The slim, thirtysomething roommates spout a plethora of rapid-fire cultural references from Charlie Rose to chitlins. "This ain't 'Sex and the Inner City Women'!" they quip. With versatile acting the two stars take on many roles besides the lawyer and professor. Marie plays several men, including a "brotha" in ghetto wear giving the type of street pickup rap that turns women off, SBF 2's charming father, who "fixed cars and ran women," a boyfriend, and a gynecologist. Among Ross's characters are Jennifer the Gap clerk, a grandmother, and several aunts who every Christmastime pester SBF 1, "When are you getting married?"
Single Black Female, directed by Colman Domingo and presented by the New Professional Theatre, covers numerous topics including careers, men, fashion, men, interracial dating, men, family, men, computer dating, men, holidays—and did I mention men?

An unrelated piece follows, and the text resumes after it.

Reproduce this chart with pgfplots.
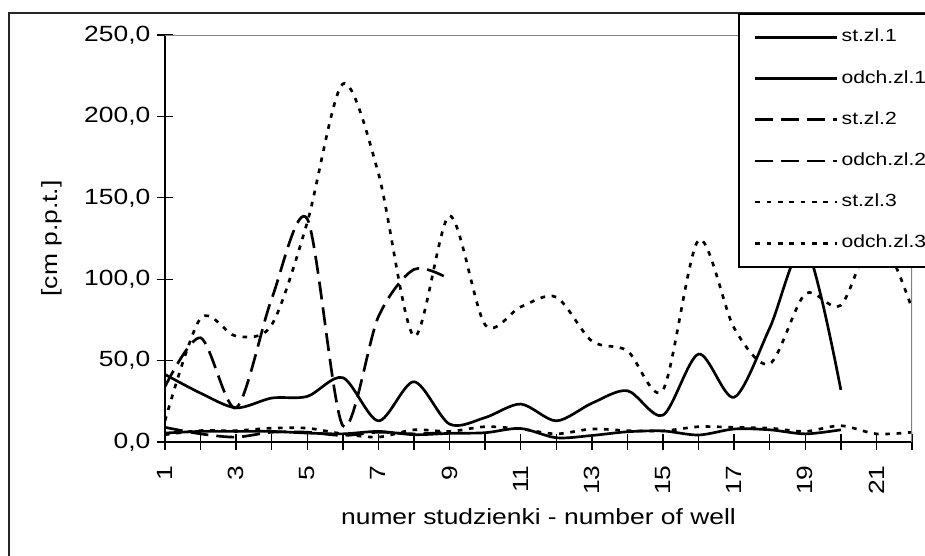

In a segment about "Malcolm Ex and all my other exes," multicolored leaflets of photos drop from the ceiling as the two women reminisce about those who got away. One man that an SBF rejected as too unfashionably dressed was recently seen in the park with his new wife ("She had him dressed nicely in Banana Republic weekend wear!"). Another ex was an ideal man—"41, divorced, and father of none"—except that "he lied about the divorce—they were only separated!"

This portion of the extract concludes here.